Sundance steady, but retailers not a hit with crowds
Town officials analyzing the success of the Sundance Film Festival say early returns indicate this year’s event was pretty typical, though not all businesses in town felt a Sundance spike.
Bill Malone, president of the Park City Chamber/Bureau, said the number of overnight visitors in town was in line with previous years. The town saw a large influx of visitors for the first weekend of the festival, then experienced a midweek lull before picking back up again for the second weekend.
The fact the town seemed as full as normal was important, given the festival started a week later than usual. Park City’s contract with the festival delaying the event some years to create availability in town over the Martin Luther King Jr. Day weekend went into effect this year.
"At least from our vantage point, it looked like a pretty normal Sundance," Malone said, noting the Chamber/Bureau’s official numbers won’t be available for about a month. "It wasn’t much different than last year in a lot of respects. There was obviously the shift to a little bit later to accommodate Martin Luther King Jr. Day, but the patterns looked very similar."
Elizabeth Latenser, media relations manager for Sundance Institute, told The Park Record via e-mail that Sundance officials preferred to wait to comment on how successful the festival was until an economic impact study from the University of Utah is released in May.
Despite the town appearing packed, and the typical crowds jamming the sidewalks and streets, Sundance was not a blockbuster for many Main Street retailers. Alison Butz, executive director of the Historic Park City Alliance, said restaurants and bars bustled as usual, but a survey of Main Street merchants shows business was down compared to previous years.
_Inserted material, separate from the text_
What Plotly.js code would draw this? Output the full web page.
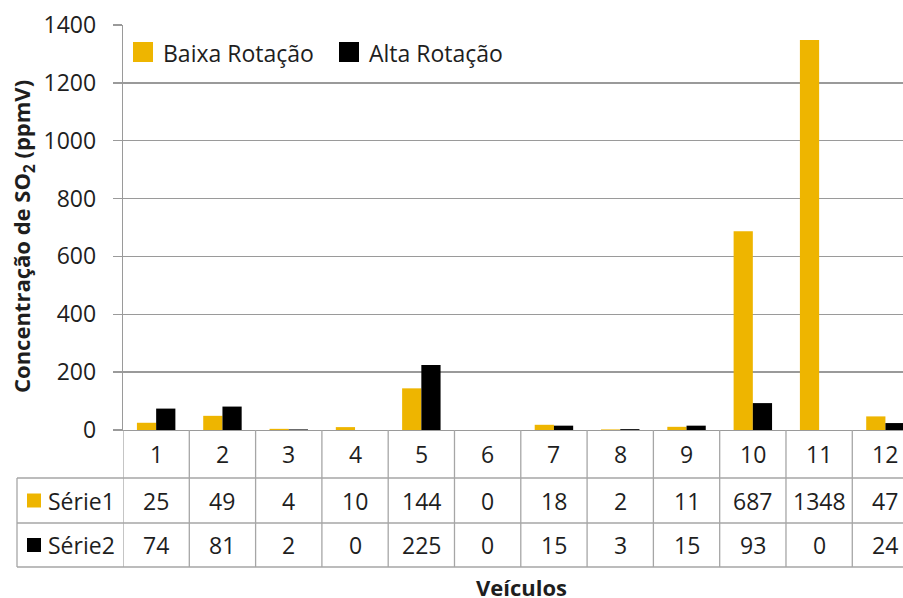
<!DOCTYPE html>
<html>
<head>
<meta charset="utf-8">
<script src="https://cdn.plot.ly/plotly-3.0.1.min.js"></script>
<style>html,body{margin:0;padding:0;background:#fff;}#chart{width:903px;height:598px;}</style>
</head>
<body>
<div id="chart"></div>
<script>
const categories = ['1','2','3','4','5','6','7','8','9','10','11','12'];
const serie1 = [25, 49, 4, 10, 144, 0, 18, 2, 11, 687, 1348, 47];
const serie2 = [74, 81, 2, 0, 225, 0, 15, 3, 15, 93, 0, 24];
const seriesNames = ['Baixa Rotação', 'Alta Rotação'];
const tableLabels = ['Série1', 'Série2'];
const yTicks = [0, 200, 400, 600, 800, 1000, 1200, 1400];

const W = 903, H = 598;
const M = {l: 123, r: 0, t: 25, b: 168};
const PW = W - M.l - M.r, PH = H - M.t - M.b;
const px2x = p => (p - M.l) / PW;          // pixel -> paper x
const px2y = p => (H - M.b - p) / PH;      // pixel -> paper y

const FONT = '"Open Sans", Lato, sans-serif';
const TXT = '#1e1e1e';
const GRID = '#9a9a9a';
const TLINE = '#a6a6a6';
const COLORS = ['#EEB500', '#000000'];

const traces = [serie1, serie2].map((vals, k) => ({
  type: 'bar', x: categories, y: vals, name: seriesNames[k],
  marker: {color: COLORS[k], line: {width: 0}}, showlegend: false, hoverinfo: 'skip'
}));

const shapes = [];
const annotations = [];
const rowB = [478, 523, 567];   // table row bottoms (px)
const rowC = [454, 500.5, 545]; // row centers (px)

rowB.forEach(b => {
  shapes.push({type:'line', xref:'paper', yref:'paper', x0:px2x(17), x1:1, y0:px2y(b), y1:px2y(b), line:{color:TLINE, width:1.3}});
});
shapes.push({type:'line', xref:'paper', yref:'paper', x0:px2x(17), x1:px2x(17), y0:px2y(rowB[0]), y1:px2y(rowB[2]), line:{color:TLINE, width:1.3}});
for (let i = 0; i <= categories.length; i++) {
  shapes.push({type:'line', xref:'x', yref:'paper', x0:i-0.5, x1:i-0.5, y0:0, y1:px2y(rowB[2]), line:{color:TLINE, width:1.3}});
}
const tblFont = {family: FONT, size: 23, color: TXT};
categories.forEach((c, i) => {
  annotations.push({xref:'x', yref:'paper', x:i, y:px2y(rowC[0]), text:c, showarrow:false, font:tblFont, xanchor:'center', yanchor:'middle'});
  annotations.push({xref:'x', yref:'paper', x:i, y:px2y(rowC[1]), text:String(serie1[i]), showarrow:false, font:tblFont, xanchor:'center', yanchor:'middle'});
  annotations.push({xref:'x', yref:'paper', x:i, y:px2y(rowC[2]), text:String(serie2[i]), showarrow:false, font:tblFont, xanchor:'center', yanchor:'middle'});
});
tableLabels.forEach((lab, k) => {
  const cy = rowC[k+1];
  shapes.push({type:'rect', xref:'paper', yref:'paper', x0:px2x(27), x1:px2x(41), y0:px2y(cy-7), y1:px2y(cy+7), fillcolor:COLORS[k], line:{width:0}});
  annotations.push({xref:'paper', yref:'paper', x:px2x(46), y:px2y(cy), text:lab, showarrow:false, font:tblFont, xanchor:'left', yanchor:'middle'});
});
const legX = [133, 339];
seriesNames.forEach((n, k) => {
  shapes.push({type:'rect', xref:'paper', yref:'paper', x0:px2x(legX[k]), x1:px2x(legX[k]+20), y0:px2y(42), y1:px2y(62), fillcolor:COLORS[k], line:{width:0}});
  annotations.push({xref:'paper', yref:'paper', x:px2x(legX[k]+28), y:px2y(53), text:n, showarrow:false, font:tblFont, xanchor:'left', yanchor:'middle'});
});
annotations.push({xref:'paper', yref:'paper', x:px2x(23), y:px2y(237), text:'<b>Concentração de SO<sub>2</sub> (ppmV)</b>', textangle:-90, showarrow:false, font:{family:FONT, size:22, color:TXT}, xanchor:'center', yanchor:'middle'});
annotations.push({xref:'paper', yref:'paper', x:px2x(521), y:px2y(587), text:'<b>Veículos</b>', showarrow:false, font:{family:FONT, size:22, color:TXT}, xanchor:'center', yanchor:'middle'});

const layout = {
  width: W, height: H, margin: M,
  paper_bgcolor: '#fff', plot_bgcolor: '#fff',
  barmode: 'group', bargap: 0.42, bargroupgap: 0,
  showlegend: false,
  xaxis: {type:'category', range:[-0.5, 11.265], showticklabels:false, ticks:'', showgrid:false, zeroline:false,
          showline:true, linecolor:GRID, linewidth:1.3, fixedrange:true},
  yaxis: {range:[0, 1400], tickvals:yTicks, ticktext:yTicks.map(String), showgrid:true, gridcolor:GRID, gridwidth:1.3,
          zeroline:false, showline:true, linecolor:GRID, linewidth:1.3, ticks:'outside', ticklen:9, tickcolor:GRID, tickwidth:1.3,
          ticklabelstandoff:12, tickfont:{family:FONT, size:23, color:TXT}, fixedrange:true},
  shapes: shapes, annotations: annotations
};
Plotly.newPlot('chart', traces, layout, {staticPlot:true, displayModeBar:false});
</script>
</body>
</html>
While many retailers saw good sales, about 35 percent of those Butz surveyed reported that business dipped during the festival’s opening weekend. About half reported a drop during midweek and the final weekend.
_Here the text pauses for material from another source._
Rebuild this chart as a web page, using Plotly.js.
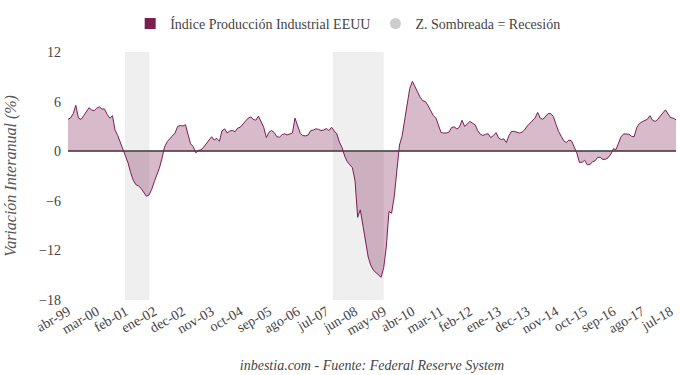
<!DOCTYPE html>
<html>
<head>
<meta charset="utf-8">
<script src="https://cdn.plot.ly/plotly-3.0.1.min.js"></script>
<style>html,body{margin:0;padding:0;background:#fff;}#chart{width:680px;height:375px;}</style>
</head>
<body>
<div id="chart"></div>
<script>
// Monthly series: abr-1999 .. sep-2018 (variación interanual, %)
const startMonth = "1999-04";
const ipValues = [
 3.86,4.02,4.55,5.55,4.0,3.85,4.3,4.85,5.25,5.0,
 4.9,5.2,5.35,5.1,5.1,4.45,4.0,4.3,2.55,1.9,
 1.1,0.2,-0.6,-1.4,-2.6,-3.5,-4.05,-4.2,-4.5,-4.95,
 -5.45,-5.3,-4.65,-3.7,-2.9,-2.1,-0.9,0.5,1.15,1.5,
 1.85,2.2,3.0,3.1,3.05,3.2,1.95,0.9,0.55,-0.2,
 0.1,0.15,0.5,0.95,1.35,1.75,1.35,1.55,1.2,2.45,
 2.7,2.2,2.45,2.5,2.35,2.8,2.9,3.35,3.65,4.0,
 4.15,3.85,3.75,4.25,3.45,2.9,1.65,2.3,2.5,2.25,
 1.75,1.7,2.0,2.1,1.97,2.1,2.2,4.0,3.1,2.15,
 1.9,1.85,1.95,2.5,2.55,2.7,2.65,2.5,2.55,2.75,
 2.5,2.9,2.45,2.1,1.1,0.45,-0.6,-1.25,-1.65,-2.0,
 -3.6,-8.0,-7.1,-9.0,-11.0,-12.8,-13.8,-14.4,-14.7,-14.95,
 -15.25,-14.1,-11.5,-7.3,-7.5,-5.5,-2.2,0.75,1.8,3.9,
 6.0,7.6,8.45,7.8,7.1,6.5,6.1,6.0,5.5,4.8,
 4.3,4.0,3.1,2.25,2.2,2.2,2.3,2.85,2.95,2.7,
 2.9,3.75,3.0,3.3,3.6,3.4,3.2,2.5,2.05,1.9,
 2.05,2.1,1.65,1.9,2.25,1.6,1.4,1.5,1.05,1.9,
 2.4,2.4,2.3,2.2,2.3,2.6,3.05,3.35,3.7,4.0,
 4.7,4.0,3.85,4.15,4.55,4.55,4.2,3.25,2.4,1.8,
 1.25,1.05,1.35,1.25,0.6,-0.2,-1.35,-1.35,-1.1,-1.65,
 -1.6,-1.3,-1.15,-0.75,-0.75,-1.0,-0.97,-0.8,-0.35,0.3,
 0.2,0.95,1.8,2.1,2.1,2.05,1.8,1.75,2.9,3.35,
 3.55,3.7,3.85,4.3,3.75,3.6,3.85,4.25,4.65,5.0,
 4.5,4.05,4.0,3.8
];
const tickDates = ["1999-04-01","2000-03-01","2001-02-01","2002-01-01","2002-12-01","2003-11-01",
 "2004-10-01","2005-09-01","2006-08-01","2007-07-01","2008-06-01","2009-05-01","2010-04-01",
 "2011-03-01","2012-02-01","2013-01-01","2013-12-01","2014-11-01","2015-10-01","2016-09-01",
 "2017-08-01","2018-07-01"];
const tickLabels = ["abr-99","mar-00","feb-01","ene-02","dec-02","nov-03","oct-04","sep-05","ago-06",
 "jul-07","jun-08","may-09","abr-10","mar-11","feb-12","ene-13","dec-13","nov-14","oct-15",
 "sep-16","ago-17","jul-18"];
const recessionStart = ["2001-01-25","2007-09-15"];
const recessionEnd = ["2001-11-05","2009-05-01"];
const seriesName = "Índice Producción Industrial EEUU";
const recessionName = "Z. Sombreada = Recesión";

// build monthly dates
const dates = [];
{
  let y = parseInt(startMonth.slice(0,4)), m = parseInt(startMonth.slice(5,7));
  for (let i = 0; i < ipValues.length; i++) {
    dates.push(y + "-" + String(m).padStart(2,"0") + "-01");
    m++; if (m > 12) { m = 1; y++; }
  }
}

const FONT = "'Liberation Serif', 'DejaVu Serif', serif";
const lineColor = "#7b1f4f";

const traces = [
  {
    x: dates, y: ipValues, type: "scatter", mode: "lines",
    line: {color: lineColor, width: 1},
    fill: "tozeroy", fillcolor: "rgba(123,31,79,0.3)",
    showlegend: false, hoverinfo: "x+y"
  },
  {
    x: [null], y: [null], type: "scatter", mode: "markers", name: seriesName,
    marker: {symbol: "square", color: lineColor, size: 11}
  },
  {
    x: [null], y: [null], type: "scatter", mode: "markers", name: recessionName,
    marker: {symbol: "circle", color: "#cccccc", size: 11}
  }
];

const shapes = recessionStart.map((s, i) => ({
  type: "rect", xref: "x", yref: "paper", x0: s, x1: recessionEnd[i], y0: 0, y1: 1,
  fillcolor: "#efefef", line: {width: 0}, layer: "below"
}));

const layout = {
  width: 680, height: 375,
  margin: {l: 68, r: 4, t: 52, b: 75},
  paper_bgcolor: "#ffffff", plot_bgcolor: "#ffffff",
  font: {family: FONT, size: 14, color: "#444"},
  showlegend: true,
  legend: {orientation: "h", x: 0.46, xanchor: "center", y: 1.113, yanchor: "middle",
    font: {family: FONT, size: 14, color: "#444"}, itemwidth: 20, tracegroupgap: 0},
  xaxis: {
    type: "date", range: [dates[0], dates[dates.length-1]],
    tickmode: "array", tickvals: tickDates, ticktext: tickLabels, tickangle: -30,
    showgrid: false, zeroline: false, showline: false, ticks: "",
    tickfont: {family: FONT, size: 14, color: "#444"},
    title: {text: "inbestia.com - Fuente: Federal Reserve System",
      font: {family: FONT, size: 14, color: "#444", style: "italic"}, standoff: 23}
  },
  yaxis: {
    range: [-18, 12], tickmode: "array", tickvals: [-18,-12,-6,0,6,12],
    showgrid: false, zeroline: true, zerolinecolor: "#666666", zerolinewidth: 1.5,
    showline: false, ticks: "", ticklabelstandoff: 6,
    tickfont: {family: FONT, size: 14, color: "#444"},
    title: {text: "Variación Interanual (%)",
      font: {family: FONT, size: 16, color: "#555", style: "italic"}, standoff: 18}
  },
  shapes: shapes
};

Plotly.newPlot("chart", traces, layout, {displayModeBar: false, staticPlot: true});
</script>
</body>
</html>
One such retailer is Don Higginson, who owns Rocky Mountain Shirt Company and Shirt Off My Back on Main Street. He said his sales plummet every year during the festival, but he got hammered particularly hard this year.
"The city does well, restaurants do well, and lodging does well, but we take a pounding," he said, adding his sales typically drop about 20 percent during the festival but declined roughly an additional 15 percent this year. "As soon as (Sundance) is gone, the sales go back up. Granted, most of those people aren’t interested in a Park City souvenir or T-shirt. But if they closed Sundance, I’d be the happiest person in the world."
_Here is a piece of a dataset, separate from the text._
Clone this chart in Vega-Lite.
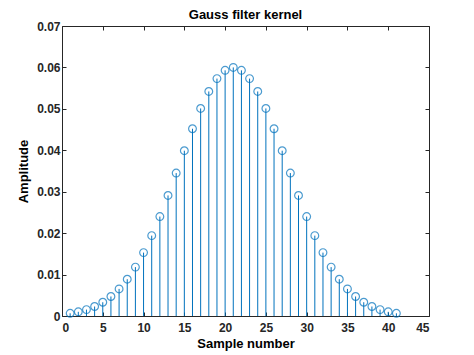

As Butz noted, Sundance-goers often aren’t heavy shoppers — they’re in town for movies, food and star-gazing — but sales usually pick up as the festival goes along. She said the warm weather was a possible reason for this year’s dip, though it’s hard to pinpoint the exact cause.
"We’re trying to delve into that, trying to figure that out," she said. "Was it the good weather, people not needing gloves and boots? Or is it a different clientele that we’re drawing in? We’re trying to analyze that. There could be factors that we don’t even track that could have impacted it. That’s the hardest part, and sometimes we do chalk it up to, ‘We don’t know why it was this way, and it will be different next year.’ You can’t predict it."
Higginson was also flummoxed but wondered if the visitor turnout was as heavy as usual.
"It didn’t seem like there were the people in town," he said. "I don’t know where they were, but they weren’t shopping."
Making things even more difficult for Main Street merchants is the difficulty of advertising to the Sundance crowd. In most cases, Butz said, all retailers can do is ensure their storefronts are attractive and enticing. Figuring out how to get festival-goers through the doors remains a priority.
"We want Main Street to continue to be the center of Sundance," she said. "We also want to figure out how we can make it work well for merchants."
While people may not have been flocking to local shops, they were, in fact, flooding the streets, according to Destry Pollard, Park City Transit operations team leader. He said bus ridership was down about 10 percent from last year — though not all bus lines had reported their numbers as of Wednesday. He attributed that not to a decline in the number of visitors but rather to the good weather.
"A lot of people who might not have normally walked were walking," he said. "Because on the one day we had bad weather and started to see a little snow, our numbers creeped back up there even or flat from the year before."